China at work overhauling Forbidden City

BEIJING — It's the ultimate in home repair: hundreds of rooms, a century of fire damage and neglect — and steadily mounting wear and tear from 7 million visitors a year.

China is at work on the first full-scale effort to restore the imperial grandeur of its 584-year-old Forbidden City, the world's biggest palace and former residence of 24 emperors.

Rebuilding and painting the vermilion-walled palace in the heart of Beijing is expected to take until 2020. The ambitious project includes tearing down a five-story museum and other modern buildings that disrupt the original layout of the grounds.

"Our repair work will achieve the goal of reclaiming the grandeur and the real landscape of the palace at the height of imperial society," said the palace's deputy curator, Jin Honghui.

Carpenters and bricklayers are at work on scaffolding that shrouds giant gateways and halls where Ming and Qing dynasty rulers lived, played and governed an empire that stretched from the Pacific Ocean to Central Asia and from the tropics to Siberia.

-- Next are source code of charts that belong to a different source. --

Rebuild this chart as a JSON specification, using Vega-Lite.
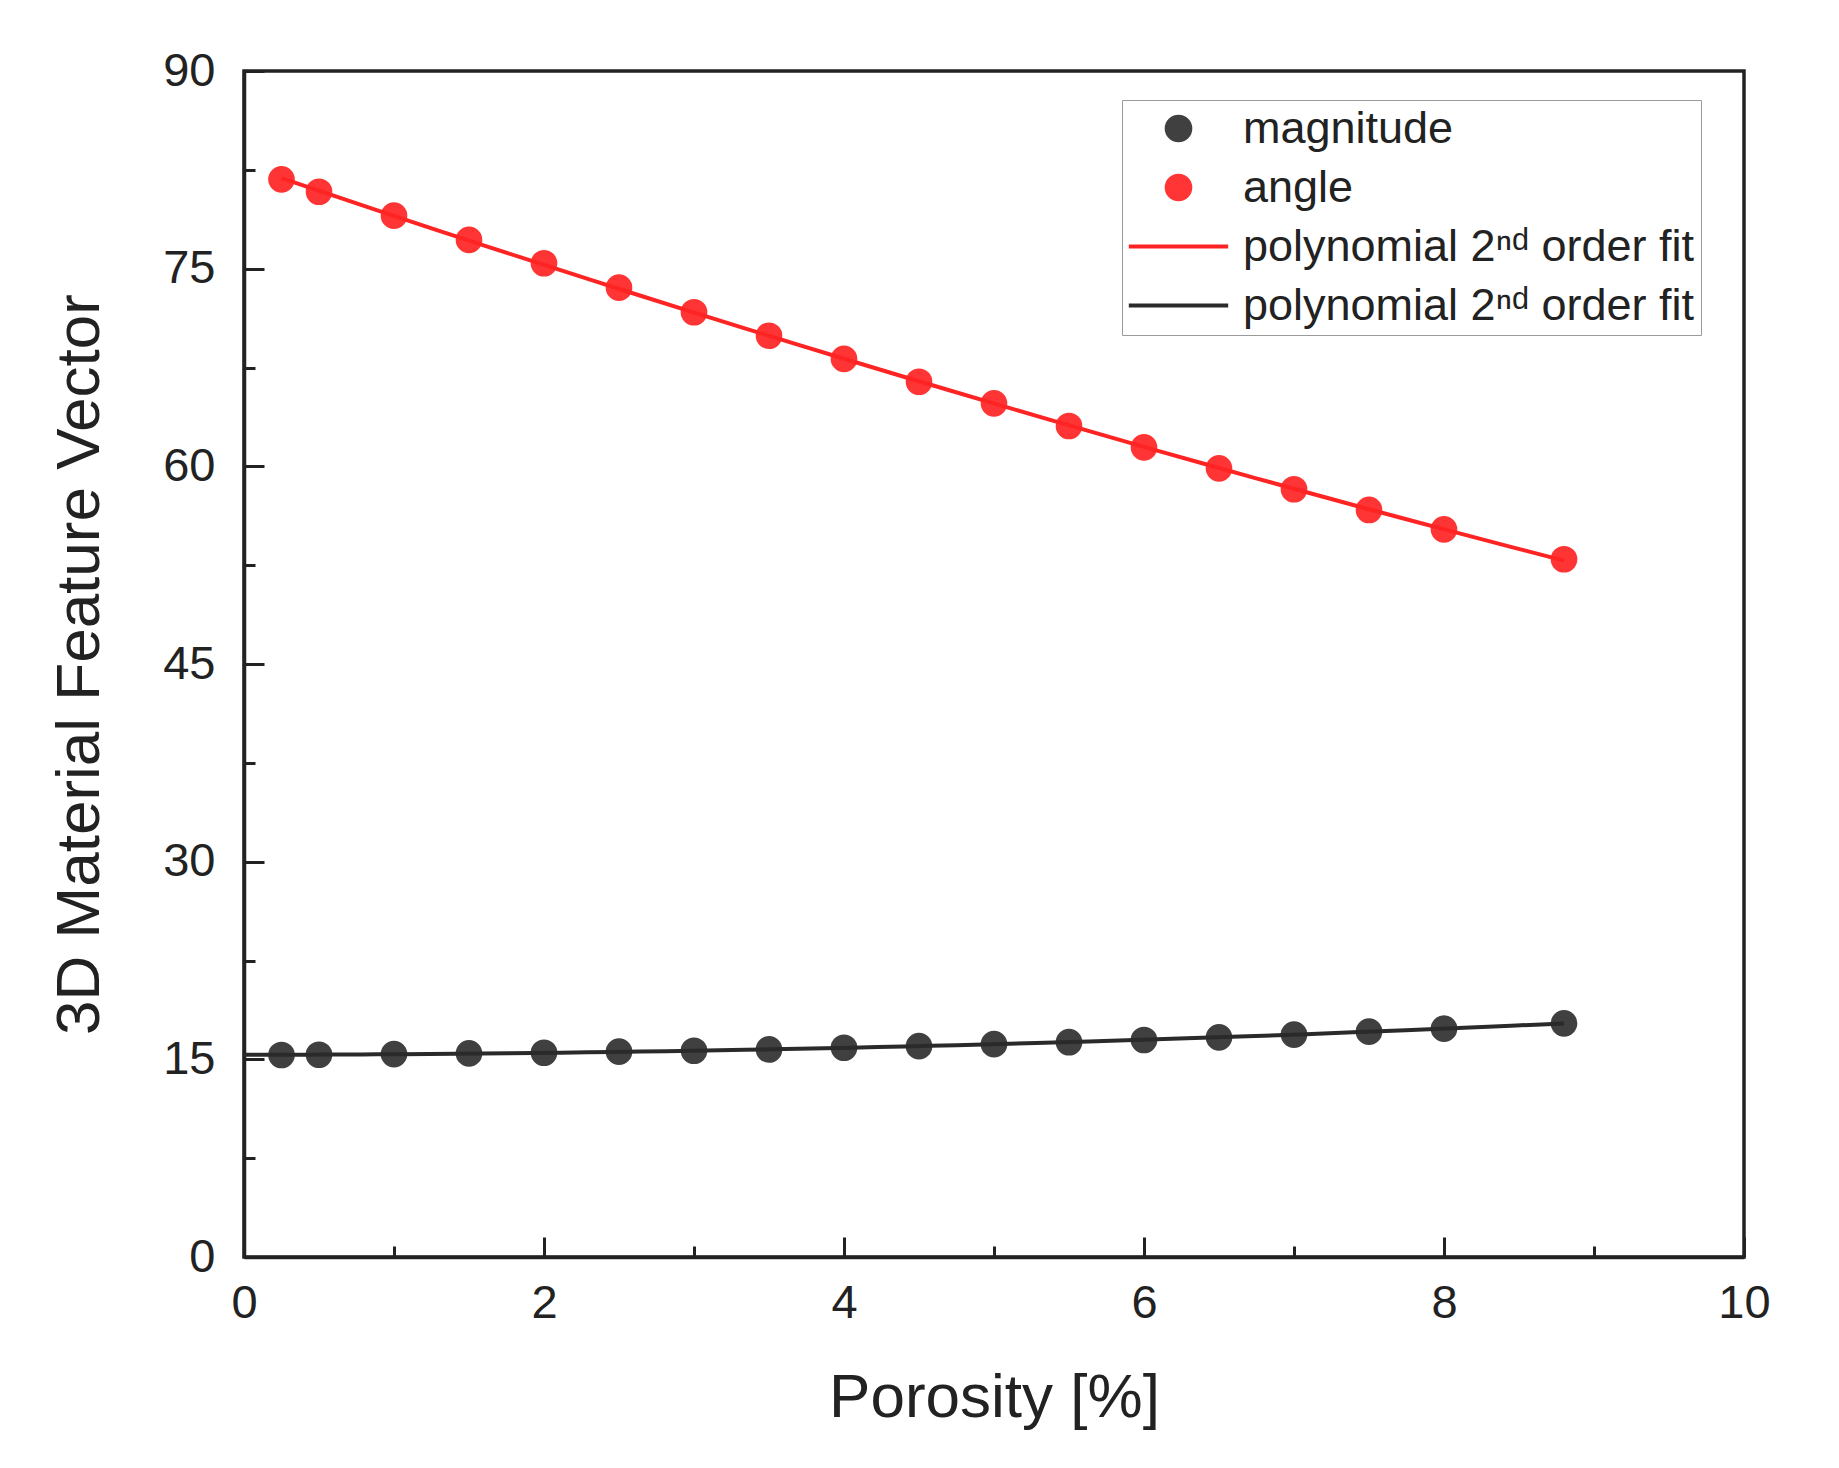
{
  "$schema": "https://vega.github.io/schema/vega-lite/v6.json",
  "width": 1500,
  "height": 1186,
  "autosize": {"type": "none"},
  "padding": {"left": 244, "top": 71, "right": 95, "bottom": 211},
  "background": "white",
  "config": {
    "font": "Liberation Sans",
    "view": {"stroke": "#222222", "strokeWidth": 3.5},
    "axis": {
      "grid": false,
      "domainColor": "#222222",
      "domainWidth": 3.5,
      "tickColor": "#222222",
      "tickWidth": 3,
      "labelFont": "Liberation Sans",
      "labelFontSize": 47,
      "labelColor": "#222222",
      "titleFont": "Liberation Sans",
      "titleFontSize": 62,
      "titleFontWeight": "normal",
      "titleColor": "#222222"
    },
    "legend": {
      "symbolStrokeWidth": 4
    }
  },
  "data": {
    "values": [
      {"porosity": 0.25, "value": 81.78, "series": "angle", "fit": "fit_a"},
      {"porosity": 0.5, "value": 80.84, "series": "angle", "fit": "fit_a"},
      {"porosity": 1.0, "value": 79.02, "series": "angle", "fit": "fit_a"},
      {"porosity": 1.5, "value": 77.18, "series": "angle", "fit": "fit_a"},
      {"porosity": 2.0, "value": 75.41, "series": "angle", "fit": "fit_a"},
      {"porosity": 2.5, "value": 73.56, "series": "angle", "fit": "fit_a"},
      {"porosity": 3.0, "value": 71.69, "series": "angle", "fit": "fit_a"},
      {"porosity": 3.5, "value": 69.91, "series": "angle", "fit": "fit_a"},
      {"porosity": 4.0, "value": 68.15, "series": "angle", "fit": "fit_a"},
      {"porosity": 4.5, "value": 66.42, "series": "angle", "fit": "fit_a"},
      {"porosity": 5.0, "value": 64.78, "series": "angle", "fit": "fit_a"},
      {"porosity": 5.5, "value": 63.06, "series": "angle", "fit": "fit_a"},
      {"porosity": 6.0, "value": 61.44, "series": "angle", "fit": "fit_a"},
      {"porosity": 6.5, "value": 59.85, "series": "angle", "fit": "fit_a"},
      {"porosity": 7.0, "value": 58.26, "series": "angle", "fit": "fit_a"},
      {"porosity": 7.5, "value": 56.69, "series": "angle", "fit": "fit_a"},
      {"porosity": 8.0, "value": 55.22, "series": "angle", "fit": "fit_a"},
      {"porosity": 8.8, "value": 52.95, "series": "angle", "fit": "fit_a"},
      {"porosity": 0.25, "value": 15.33, "series": "magnitude", "fit": "fit_m"},
      {"porosity": 0.5, "value": 15.35, "series": "magnitude", "fit": "fit_m"},
      {"porosity": 1.0, "value": 15.4, "series": "magnitude", "fit": "fit_m"},
      {"porosity": 1.5, "value": 15.45, "series": "magnitude", "fit": "fit_m"},
      {"porosity": 2.0, "value": 15.5, "series": "magnitude", "fit": "fit_m"},
      {"porosity": 2.5, "value": 15.58, "series": "magnitude", "fit": "fit_m"},
      {"porosity": 3.0, "value": 15.65, "series": "magnitude", "fit": "fit_m"},
      {"porosity": 3.5, "value": 15.75, "series": "magnitude", "fit": "fit_m"},
      {"porosity": 4.0, "value": 15.88, "series": "magnitude", "fit": "fit_m"},
      {"porosity": 4.5, "value": 16.0, "series": "magnitude", "fit": "fit_m"},
      {"porosity": 5.0, "value": 16.15, "series": "magnitude", "fit": "fit_m"},
      {"porosity": 5.5, "value": 16.3, "series": "magnitude", "fit": "fit_m"},
      {"porosity": 6.0, "value": 16.47, "series": "magnitude", "fit": "fit_m"},
      {"porosity": 6.5, "value": 16.67, "series": "magnitude", "fit": "fit_m"},
      {"porosity": 7.0, "value": 16.88, "series": "magnitude", "fit": "fit_m"},
      {"porosity": 7.5, "value": 17.1, "series": "magnitude", "fit": "fit_m"},
      {"porosity": 8.0, "value": 17.33, "series": "magnitude", "fit": "fit_m"},
      {"porosity": 8.8, "value": 17.73, "series": "magnitude", "fit": "fit_m"}
    ]
  },
  "resolve": {"axis": {"x": "independent", "y": "independent"}},
  "layer": [
    {
      "mark": {"type": "point", "filled": true, "opacity": 1, "strokeWidth": 3, "size": 560},
      "encoding": {
        "x": {
          "field": "porosity",
          "type": "quantitative",
          "scale": {"domain": [0, 10], "nice": false},
          "axis": {
            "orient": "bottom",
            "values": [0, 2, 4, 6, 8, 10],
            "tickSize": -20,
            "labelPadding": 43,
            "labelFlush": false,
            "title": "Porosity [%]",
            "titleBaseline": "top",
            "titleY": 110
          }
        },
        "y": {
          "field": "value",
          "type": "quantitative",
          "scale": {"domain": [0, 90], "nice": false, "zero": false},
          "axis": {
            "orient": "left",
            "values": [0, 15, 30, 45, 60, 75, 90],
            "tickSize": -20,
            "labelPadding": 49,
            "labelFlush": false,
            "title": "3D Material Feature Vector",
            "titleBaseline": "alphabetic",
            "titleX": -146
          }
        },
        "color": {
          "field": "series",
          "type": "nominal",
          "scale": {
            "domain": ["magnitude", "angle", "fit_a", "fit_m"],
            "range": ["#404040", "#ff3535", "#ff2424", "#2a2a2a"]
          },
          "legend": {
            "title": null,
            "orient": "none",
            "legendX": 878,
            "legendY": 29,
            "padding": 6,
            "strokeColor": "#9a9a9a",
            "fillColor": "white",
            "labelFont": "Liberation Sans",
            "labelFontSize": 45,
            "labelColor": "#222222",
            "labelLimit": 0,
            "symbolSize": 560,
            "symbolOffset": 28,
            "labelOffset": 42,
            "rowPadding": 13,
            "labelExpr": "datum.value == 'magnitude' ? 'magnitude' : datum.value == 'angle' ? 'angle' : 'polynomial 2ⁿᵈ order fit'"
          }
        },
        "stroke": {
          "field": "series",
          "type": "nominal",
          "scale": {
            "domain": ["magnitude", "angle", "fit_a", "fit_m"],
            "range": ["#404040", "#ff3535", "#ff2424", "#2a2a2a"]
          }
        },
        "shape": {
          "field": "series",
          "type": "nominal",
          "scale": {
            "domain": ["magnitude", "angle", "fit_a", "fit_m"],
            "range": ["circle", "circle", "M-4.2,0H4.2", "M-4.2,0H4.2"]
          }
        }
      }
    },
    {
      "transform": [
        {"filter": "datum.series == 'angle'"},
        {"regression": "value", "on": "porosity", "method": "poly", "order": 2, "groupby": ["fit"]}
      ],
      "mark": {"type": "line", "strokeWidth": 4},
      "encoding": {
        "x": {
          "field": "porosity",
          "type": "quantitative",
          "axis": {
            "orient": "bottom",
            "values": [1, 3, 5, 7, 9],
            "tickSize": -11,
            "labels": false,
            "domain": false,
            "title": null
          }
        },
        "y": {
          "field": "value",
          "type": "quantitative",
          "axis": {
            "orient": "left",
            "values": [7.5, 22.5, 37.5, 52.5, 67.5, 82.5],
            "tickSize": -11,
            "labels": false,
            "domain": false,
            "title": null
          }
        },
        "color": {"field": "fit", "type": "nominal", "legend": null}
      }
    },
    {
      "transform": [
        {"filter": "datum.series == 'magnitude'"},
        {"regression": "value", "on": "porosity", "method": "poly", "order": 2, "groupby": ["fit"], "extent": [0, 8.8]}
      ],
      "mark": {"type": "line", "strokeWidth": 4},
      "encoding": {
        "x": {"field": "porosity", "type": "quantitative", "axis": null},
        "y": {"field": "value", "type": "quantitative", "axis": null},
        "color": {"field": "fit", "type": "nominal", "legend": null}
      }
    }
  ]
}
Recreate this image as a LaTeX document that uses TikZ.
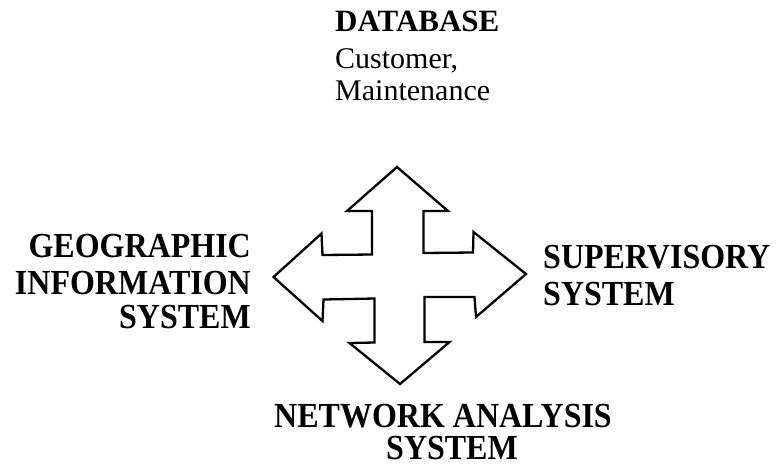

The renovation, begun in 2001, reflects the communist government's new enthusiasm for resurrecting symbols of China's historic greatness as a way to bind together a nation that has abandoned leftist ideals amid breakneck economic reform.

Elsewhere in China, authorities are spending lavishly to rebuild temples, gardens and other imperial-era sites, often helped by the United Nations and foreign donors.

The government is spending $12 million a year to restore the Forbidden City, Jin said — a big sum in a society where the average annual income per person is less than $1,000.

Completed in 1420, the palace is a sprawling complex of villas, chapels, treasure houses and gardens that covers 178 acres. It is ringed by a 35-foot-high wall and a 170-foot-wide moat.

The palace is so dilapidated after a century of political upheaval and neglect that much of it is closed to the public.

But still, the Forbidden City is China's biggest tourist attraction, drawing some 7 million visitors a year. Bronze sculptures on display — copies of ancient pieces — have been rubbed shiny by tourists. Millions of feet have eroded its stone courtyards.

The restoration work requires builders to match the efforts of centuries of China's best carpenters, gardeners, painters and furniture makers, often with only sketchy records to guide them.